Middle East

“Iraq is now a failed state…”

Ali Khedery is chairman and chief executive of the Dubai-based Dragoman Partners. From 2003 to 2009, he was the longest continuously serving American official in Iraq, acting as a special assistant to five U.S. ambassadors and as a senior adviser to three heads of U.S. Central Command. In 2011, as an executive with Exxon Mobil, he negotiated the company’s entry into the Kurdistan Region of Iraq.”

George W. Bush and Nouri al-Maliki. Birds of a feather... After Bush, Obama became a Maliki booster.

George W. Bush and Nouri al-Maliki. Birds of a feather… After Bush, Obama became a Maliki booster.

This is how the Washington Post describes Khedery, and why his article in that newspaper is important.
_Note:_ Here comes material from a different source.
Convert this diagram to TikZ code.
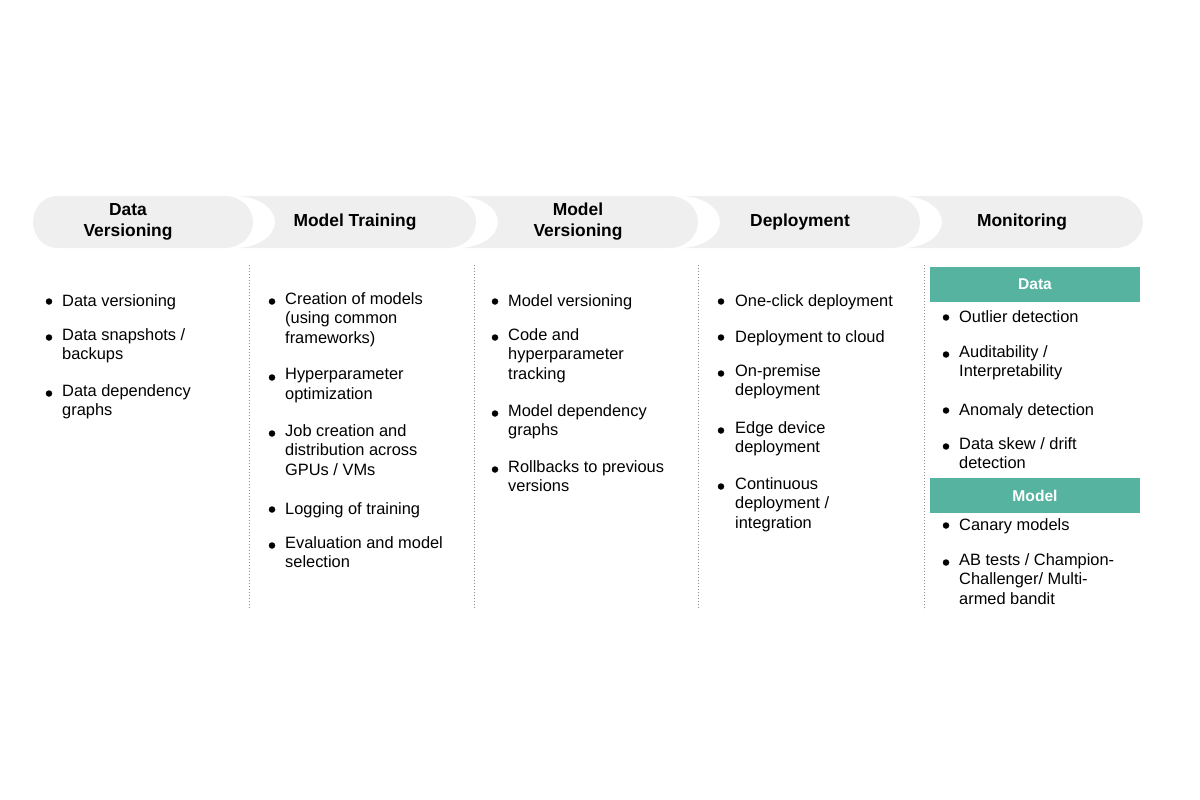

It’s called Why we stuck with Maliki — and lost Iraq. In it, Khedery clearly describes the exact steps the Bush and then the Obama administrations took to keep their control over the Iraqi regime. It gives a much clearer picture to exactly how a major capitalist power such as the US controls a foreign government.

But it also gives a clear picture of something else: The weakening of US capitalism on a world scale.

In his article, Khedery describes how the Iranian regime intervened and how US capitalism was unable to stop them. Among other things, Khedery explicitly refers to the economic crisis in the US as being one factor.

The entire article is geared to prove that the sectarian dissolution of the Iraqi state was avoidable… had the Obama administration only listened to his advice. But then, he unintentionally disproves exactly that claim. He refers to “countries across the Middle East fracture(ing) along ethno-sectarian lines”. What makes him think that Iraq could be any different as long as one capitalist clique or another is in office?